**AIM OF THE EXERCISE:** Go through the records from the first line and retype each one exactly, stopping once the line with "0.001, -0.001, 0.0]" is done. Pictures are left out.

**Plotting code records:**
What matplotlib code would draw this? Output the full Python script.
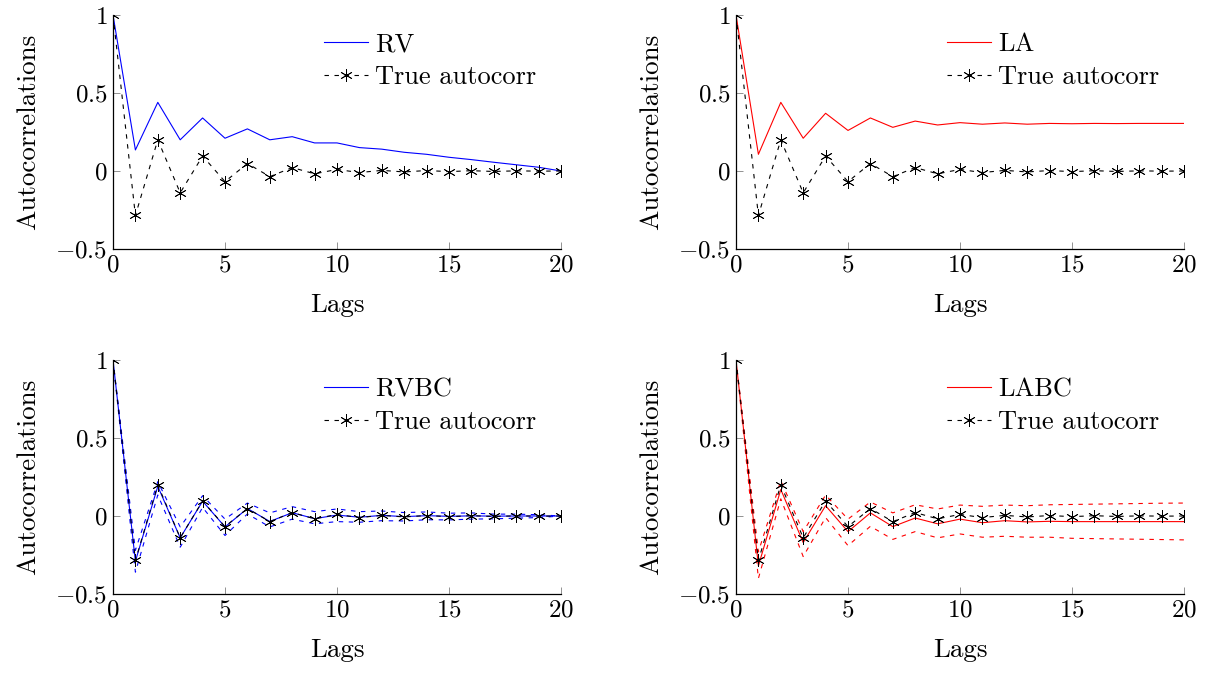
import numpy as np
import matplotlib
matplotlib.use("Agg")
import matplotlib.pyplot as plt

plt.rcParams['font.family'] = 'serif'
plt.rcParams['font.serif'] = ['cmr10']
plt.rcParams['mathtext.fontset'] = 'cm'
plt.rcParams['axes.formatter.use_mathtext'] = True
plt.rcParams['font.size'] = 19

lags = np.arange(21)

true_acf = [1, -0.285, 0.2, -0.14, 0.096, -0.068, 0.048, -0.036, 0.022, -0.018, 0.01,
            -0.01, 0.004, -0.006, 0.003, -0.004, 0.002, -0.003, 0.001, -0.001, 0.0]

rv = [1, 0.135, 0.44, 0.2, 0.34, 0.21, 0.27, 0.2, 0.22, 0.18, 0.18,
      0.15, 0.14, 0.12, 0.107, 0.088, 0.073, 0.056, 0.04, 0.024, 0.0]

la = [1, 0.107, 0.44, 0.21, 0.37, 0.26, 0.34, 0.28, 0.32, 0.295, 0.31,
      0.30, 0.308, 0.30, 0.305, 0.303, 0.305, 0.304, 0.305, 0.305, 0.305]

rvbc = [1, -0.29, 0.19, -0.14, 0.095, -0.07, 0.048, -0.035, 0.021, -0.017, 0.006,
        -0.008, 0.004, -0.004, 0.002, -0.002, 0.001, -0.001, 0.0, 0.0, 0.0]
rvbc_up = [1, -0.22, 0.22, -0.07, 0.13, -0.02, 0.083, 0.02, 0.06, 0.028, 0.045,
           0.028, 0.032, 0.022, 0.026, 0.018, 0.02, 0.012, 0.012, 0.008, 0.0]
rvbc_lo = [1, -0.36, 0.135, -0.2, 0.055, -0.125, 0.013, -0.07, -0.02, -0.05, -0.036,
           -0.04, -0.03, -0.032, -0.024, -0.025, -0.02, -0.018, -0.014, -0.01, 0.0]

labc = [1, -0.32, 0.17, -0.17, 0.066, -0.1, 0.02, -0.068, -0.013, -0.05, -0.02,
        -0.043, -0.03, -0.038, -0.034, -0.036, -0.036, -0.036, -0.036, -0.036, -0.036]
labc_up = [1, -0.23, 0.226, -0.1, 0.134, -0.02, 0.09, 0.02, 0.072, 0.045, 0.07,
           0.062, 0.07, 0.066, 0.072, 0.074, 0.076, 0.078, 0.08, 0.082, 0.083]
labc_lo = [1, -0.40, 0.11, -0.26, -0.01, -0.19, -0.066, -0.15, -0.1, -0.14, -0.115,
           -0.136, -0.13, -0.136, -0.136, -0.143, -0.145, -0.147, -0.149, -0.151, -0.153]

W, H = 1209, 675
fig = plt.figure(figsize=(W / 100, H / 100), dpi=100)

asterisk = (6, 2, 0)
dash = (0, (4, 5))


def make_ax(x0, x1, y0, y1):
    ax = fig.add_axes([x0 / W, 1 - y1 / H, (x1 - x0) / W, (y1 - y0) / H])
    ax.set_xlim(0, 20)
    ax.set_ylim(-0.5, 1)
    ax.set_xticks([0, 5, 10, 15, 20])
    ax.set_yticks([-0.5, 0, 0.5, 1])
    ax.set_yticklabels(['$-0.5$', '$0$', '$0.5$', '$1$'])
    ax.spines['top'].set_visible(False)
    ax.spines['right'].set_visible(False)
    ax.spines['left'].set_linewidth(0.9)
    ax.spines['bottom'].set_linewidth(0.9)
    ax.tick_params(direction='in', length=5, width=0.6, color='gray', labelsize=18, pad=4)
    ax.set_xlabel('Lags', fontsize=19.5, labelpad=12)
    ax.set_ylabel('Autocorrelations', fontsize=19.5, labelpad=11)
    return ax


def add_true(ax):
    ax.plot(lags, true_acf, color='black', lw=0.8, linestyle=dash,
            marker=asterisk, markersize=9, markeredgewidth=0.6, label='True autocorr', zorder=4)


def add_legend(ax):
    ax.legend(loc='upper right', bbox_to_anchor=(0.945, 0.925), frameon=False, fontsize=19,
              handlelength=1.67, handletextpad=0.27, labelspacing=0.35, borderpad=0,
              borderaxespad=0)


ax1 = make_ax(113, 561, 15, 249)
ax1.plot(lags, rv, color='blue', lw=0.8, label='RV')
add_true(ax1)
add_legend(ax1)

ax2 = make_ax(736, 1184, 15, 249)
ax2.plot(lags, la, color='red', lw=0.8, label='LA')
add_true(ax2)
add_legend(ax2)

ax3 = make_ax(113, 561, 360, 594)
ax3.plot(lags, rvbc, color='blue', lw=0.8, label='RVBC')
ax3.plot(lags, rvbc_up, color='blue', lw=0.8, linestyle=dash)
ax3.plot(lags, rvbc_lo, color='blue', lw=0.8, linestyle=dash)
add_true(ax3)
add_legend(ax3)

ax4 = make_ax(736, 1184, 360, 594)
ax4.plot(lags, labc, color='red', lw=0.8, label='LABC')
ax4.plot(lags, labc_up, color='red', lw=0.8, linestyle=dash)
ax4.plot(lags, labc_lo, color='red', lw=0.8, linestyle=dash)
add_true(ax4)
add_legend(ax4)

fig.savefig('out.png', dpi=100)
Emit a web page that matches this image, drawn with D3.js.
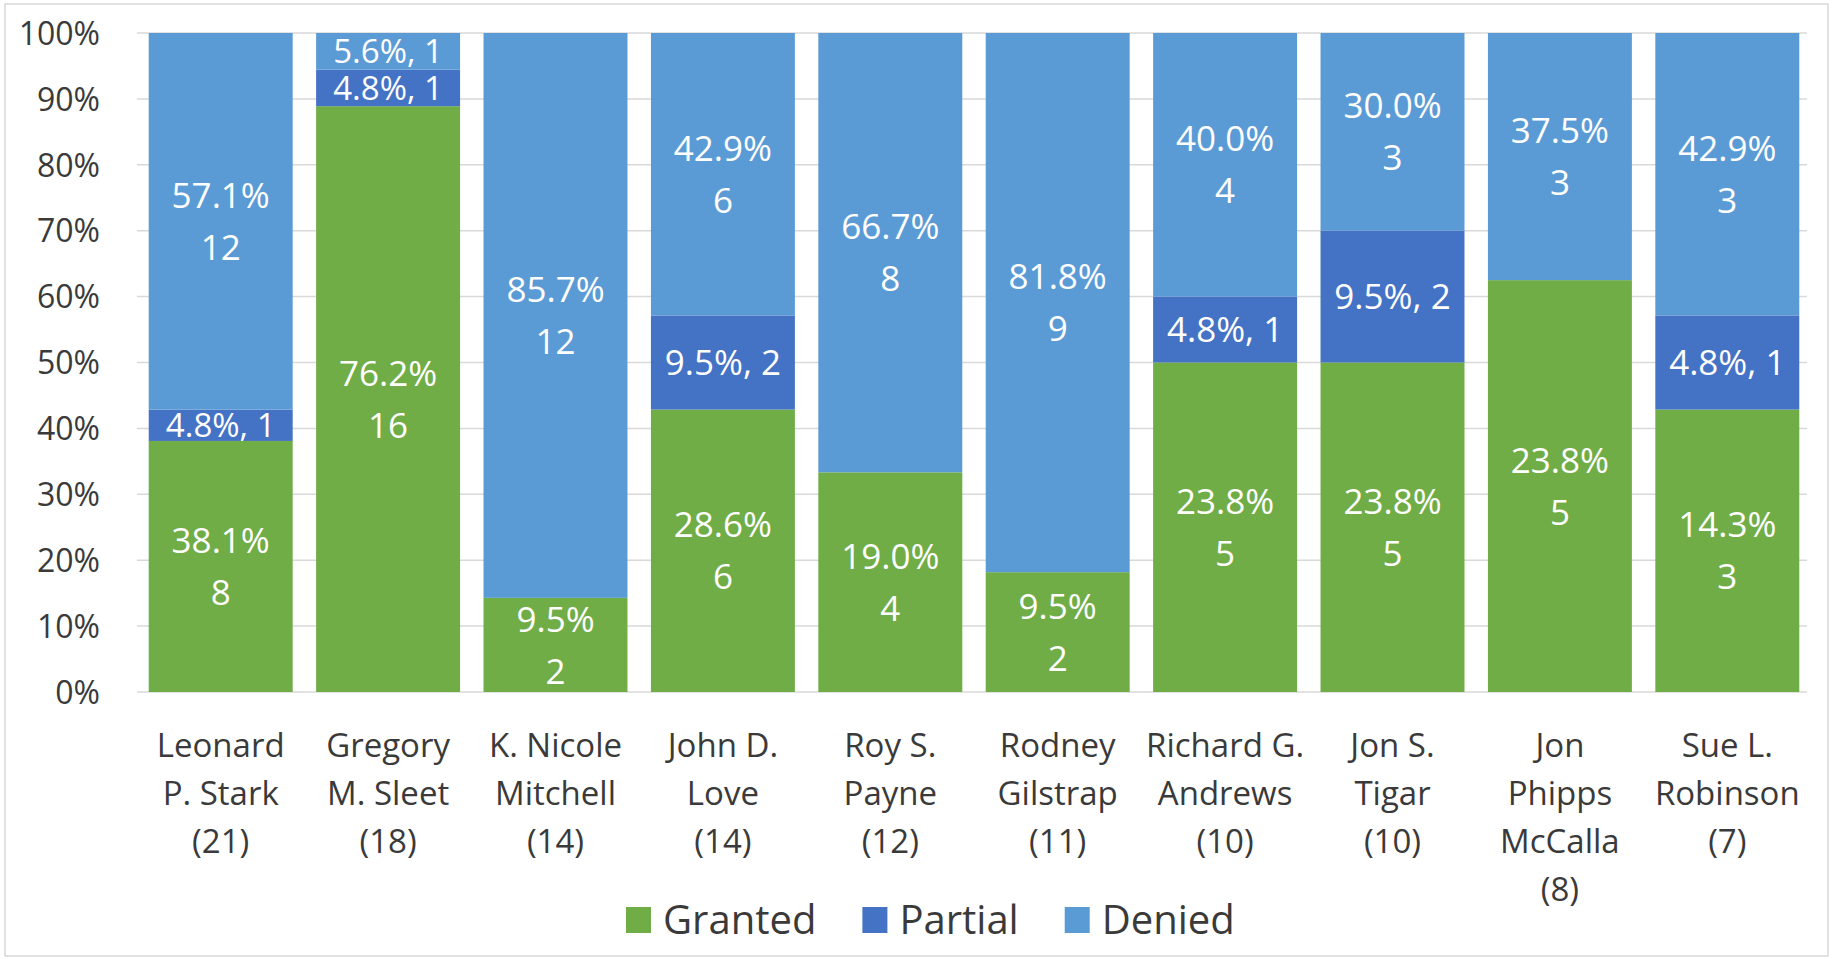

**EXERCISE RESPONSE:**
What matplotlib code would draw this? Output the full Python script.
import numpy as np
import matplotlib
matplotlib.use("Agg")
import matplotlib.pyplot as plt

plt.rcParams['font.family'] = 'serif'
plt.rcParams['font.serif'] = ['cmr10']
plt.rcParams['mathtext.fontset'] = 'cm'
plt.rcParams['axes.formatter.use_mathtext'] = True
plt.rcParams['font.size'] = 19

lags = np.arange(21)

true_acf = [1, -0.285, 0.2, -0.14, 0.096, -0.068, 0.048, -0.036, 0.022, -0.018, 0.01,
            -0.01, 0.004, -0.006, 0.003, -0.004, 0.002, -0.003, 0.001, -0.001, 0.0]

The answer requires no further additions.